Second and more importantly, there has been a dramatic slide in Manchin’s approval rating

Manchin has survived West Virginia’s abrupt political realignment because he has been one of its most popular politicians, dating back to his time as governor. But according to Morning Consult, which periodically monitors approval ratings for all 100 U.S. senators, the bloom is off the rose. Since the end of 2017, Manchin’s approval rating has slid from 52 percent to 41 percent, and his disapproval rating has risen from 36 percent to 46 percent. Which is to say, he’s gone from a 16-point net approval rating to a five-point net disapproval rating — a 21-point slide in just a few months.
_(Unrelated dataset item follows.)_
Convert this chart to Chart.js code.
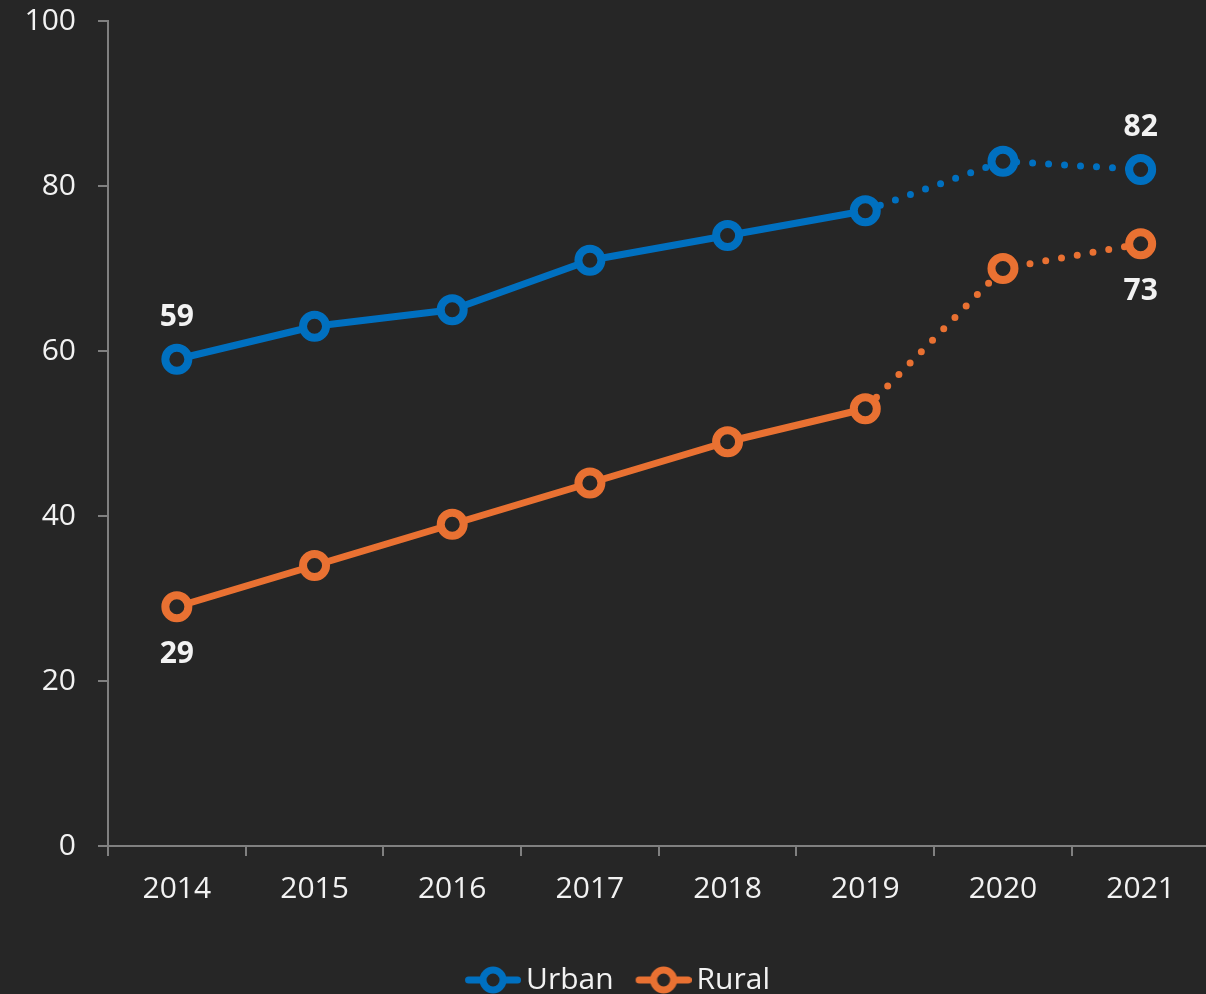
<!DOCTYPE html>
<html>
<head>
<meta charset="utf-8">
<script src="https://cdn.jsdelivr.net/npm/chart.js@4/dist/chart.umd.min.js"></script>
<style>
  html, body { margin: 0; padding: 0; background: #262626; overflow: hidden; }
  #wrap { position: relative; width: 1229px; height: 1005px; }
</style>
</head>
<body>
<div id="wrap"><canvas id="chart"></canvas></div>
<script>
// Share of households (%) by area, 2014–2021
const years = ['2014', '2015', '2016', '2017', '2018', '2019', '2020', '2021'];
const urban = [59, 63, 65, 71, 74, 77, 83, 82];
const rural = [29, 34, 39, 44, 49, 53, 70, 73];
const yTicks = [0, 20, 40, 60, 80, 100];

const BG = '#262626';
const BLUE = '#0070C0';
const ORANGE = '#E97132';
const AXIS = '#808080';
const TEXT = '#f2f2f2';
const FONT = "'Open Sans', 'Noto Sans', sans-serif";

// From 2019 on the values are drawn dotted
const DOTTED_FROM = 5;

// Legend marker: short line with a hollow circle, with a little clear space on its left
const MARK_W = 41;
function legendMarker(color) {
  const c = document.createElement('canvas');
  c.width = MARK_W + 20; c.height = 30;
  const g = c.getContext('2d');
  const x0 = 5;
  g.strokeStyle = color;
  g.lineWidth = 7;
  g.lineCap = 'round';
  g.beginPath(); g.moveTo(x0 + 3.5, 15); g.lineTo(x0 + 52.5, 15); g.stroke();
  g.beginPath(); g.arc(x0 + 28, 15, 10, 0, Math.PI * 2);
  g.fillStyle = BG; g.fill();
  g.stroke();
  return c;
}
const markers = [legendMarker(BLUE), legendMarker(ORANGE)];

// Values at the first and last year
const endLabels = {
  id: 'endLabels',
  afterDatasetsDraw(chart) {
    const ctx = chart.ctx;
    ctx.save();
    ctx.font = `bold 30px ${FONT}`;
    ctx.fillStyle = TEXT;
    ctx.textAlign = 'center';
    ctx.textBaseline = 'middle';
    chart.data.datasets.forEach((ds, di) => {
      const meta = chart.getDatasetMeta(di);
      const off = ds.labelOffset;
      [0, ds.data.length - 1].forEach(i => {
        const p = meta.data[i];
        ctx.fillText(String(ds.data[i]), p.x, p.y + off);
      });
    });
    ctx.restore();
  }
};

function makeSet(label, data, color, labelOffset) {
  return {
    label, data, labelOffset,
    borderColor: color,
    backgroundColor: color,
    borderWidth: 7,
    borderCapStyle: 'round',
    borderJoinStyle: 'round',
    pointRadius: 11.5,
    pointHoverRadius: 11.5,
    pointBorderWidth: 8,
    pointBackgroundColor: BG,
    pointBorderColor: color,
    tension: 0,
    segment: {
      borderDash: c => c.p0DataIndex >= DOTTED_FROM ? [0, 16] : undefined
    }
  };
}

new Chart(document.getElementById('chart'), {
  type: 'line',
  data: {
    labels: years,
    datasets: [
      makeSet('Urban', urban, BLUE, -42),
      makeSet('Rural', rural, ORANGE, 48)
    ]
  },
  options: {
    responsive: true,
    maintainAspectRatio: false,
    animation: false,
    layout: { padding: { top: 21, left: 11, right: 0, bottom: 0 } },
    plugins: {
      tooltip: { enabled: false },
      legend: {
        position: 'bottom',
        labels: {
          color: TEXT,
          font: { family: FONT, size: 30 },
          usePointStyle: true,
          pointStyleWidth: MARK_W,
          boxHeight: 30,
          padding: 27,
          generateLabels(chart) {
            const items = Chart.defaults.plugins.legend.labels.generateLabels(chart);
            items.forEach((it, i) => { it.pointStyle = markers[i]; });
            return items;
          }
        }
      }
    },
    scales: {
      x: {
        offset: true,
        grid: { offset: true, drawOnChartArea: false, drawTicks: true, tickLength: 10, color: AXIS, lineWidth: 2 },
        border: { color: AXIS, width: 2 },
        ticks: { color: TEXT, font: { family: FONT, size: 30 }, padding: 15, maxRotation: 0 },
        afterFit(scale) { scale.height = 92; }
      },
      y: {
        min: 0, max: 100,
        afterBuildTicks(scale) { scale.ticks = yTicks.map(v => ({ value: v })); },
        grid: { drawOnChartArea: false, drawTicks: true, tickLength: 10, color: AXIS, lineWidth: 2 },
        border: { color: AXIS, width: 2 },
        ticks: { color: TEXT, font: { family: FONT, size: 30 }, padding: 22 },
        afterFit(scale) {
          scale.width = 97;
          scale.paddingTop = 0;
          scale.paddingBottom = 0;
        }
      }
    }
  },
  plugins: [endLabels]
});
</script>
</body>
</html>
Anti-Democrat sentiment in the Mountain State is unlike anything Manchin faced in his last two elections, in 2012 and 2010. In the interim, West Virginia went from total Democratic domination in all offices of state government save one (attorney general), to a Republican sweep of all statewide offices save one (treasurer). Both houses of the state legislature have flipped from Blue to Red, as has one of the two U.S. Senate seats and all three House seats.
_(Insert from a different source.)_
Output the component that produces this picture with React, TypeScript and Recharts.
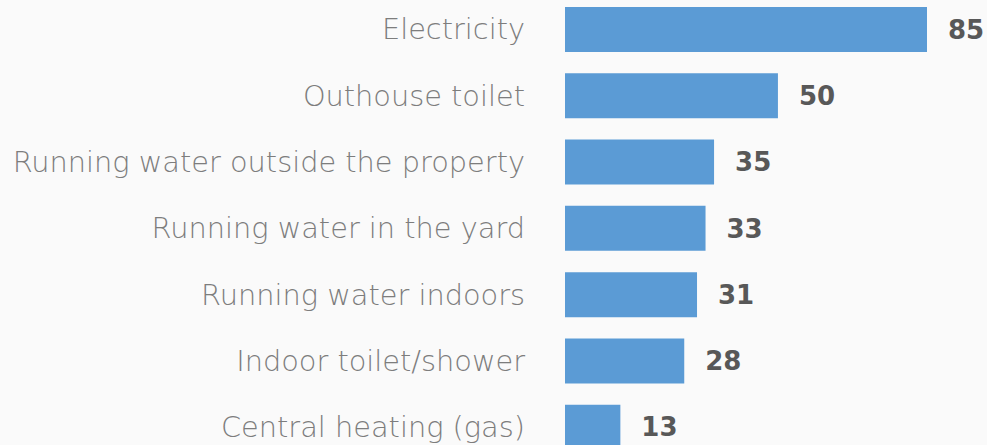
import React from "react";
import { Bar, BarChart, LabelList, XAxis, YAxis } from "recharts";

const categories = [
  "Electricity",
  "Outhouse toilet",
  "Running water outside the property",
  "Running water in the yard",
  "Running water indoors",
  "Indoor toilet/shower",
  "Central heating (gas)",
];
const values = [85, 50, 35, 33, 31, 28, 13];

const data = categories.map((name, i) => ({ name, value: values[i] }));

export default function App() {
  return (
    <div
      style={{
        position: "absolute",
        left: 0,
        top: 0,
        width: 987,
        height: 445,
        overflow: "hidden",
        background: "#fafafa",
      }}
    >
      <div style={{ position: "absolute", left: 0, top: -4 }}>
        <BarChart
          layout="vertical"
          width={987}
          height={464}
          data={data}
          margin={{ top: 0, right: 60, bottom: 0, left: 0 }}
          barSize={45}
        >
          <XAxis type="number" domain={[0, 85]} hide />
          <YAxis
            type="category"
            dataKey="name"
            width={565}
            axisLine={false}
            tickLine={false}
            tickSize={0}
            tickMargin={40}
            interval={0}
            tick={{ fill: "#7d7d7d", fontSize: 28.8, fontFamily: "DejaVu Sans", fontWeight: 200 }}
          />
          <Bar dataKey="value" fill="#5b9bd5" isAnimationActive={false}>
            <LabelList
              dataKey="value"
              position="right"
              offset={21}
              fill="#585858"
              fontSize={26}
              fontWeight={700}
              fontFamily="DejaVu Sans"
            />
          </Bar>
        </BarChart>
      </div>
    </div>
  );
}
The anti-coal policies of the Obama era very clearly soured the state on all Democrats. Note that Barack Obama got nearly 43 percent of West Virginians’ vote in 2008. He got nearly 36 percent in 2012. By 2016, the Democratic candidate, Hillary Clinton, got just over 26 percent.

Manchin won his earlier elections easily, but his popularity was very high at that time. His personal buffer has disappeared now, and with Trump’s approval at 23 points net positive in his state, Manchin cannot be favored to win — not even in a massive Blue Wave election — unless he succeeds in making Don Blankenship his opponent.
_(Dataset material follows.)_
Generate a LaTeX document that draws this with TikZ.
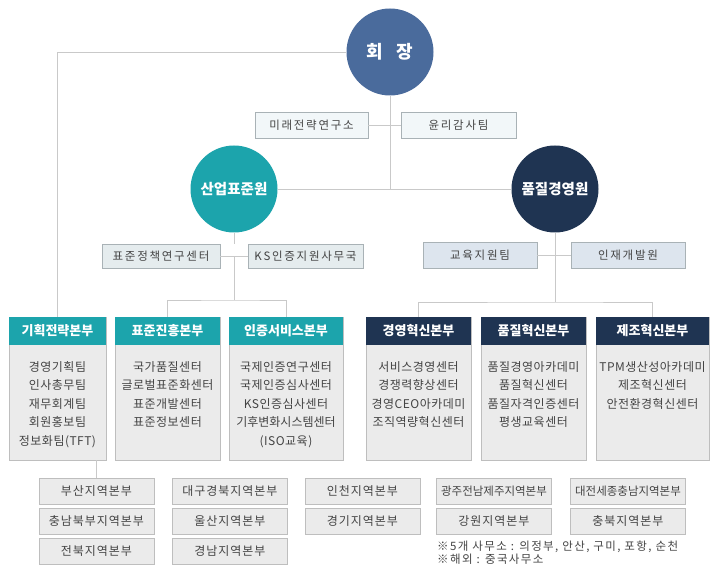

It must be noted: Democrats’ chances of winning the Senate shrink dramatically if they cannot hang on to this seat.

Governor 2018

Ohio: The Democratic primary between former Consumer Financial Protection Bureau director Richard Cordray and former Rep. Dennis Kucinich has been a very interesting ride. The race became a proxy war between Elizabeth Warren, who backs Cordray, and Bernie Sanders, who has taken Kucinich’s side. And as that would indicate, it’s a race between the left wing of the party and the even farther left wing, a reflection of the ideological direction of the party in general.

Although Kucinich gave him quite a scare, Cordray is favored to win on Tuesday, and he’s likely the more formidable of the two in the general election. Attorney General Mike DeWine is favored for the Republican nomination.

Idaho: Developer Tommy Ahlquist has been going nuclear against both of his opponents in the Republican primary, Lt. Gov. Brad Little and Rep. Raul Labrador. His ads run almost non-stop on network TV. But he’s focused much more squarely on Little, who is closer to sharing his ideological lane and competing for some of his same voters.

Labrador should be favored to prevail next Tuesday, as the most conservative candidate running in a very conservative state, and with a history of extremely strong get-out-the-vote efforts that have surprised people in the past, as when he won in 2010.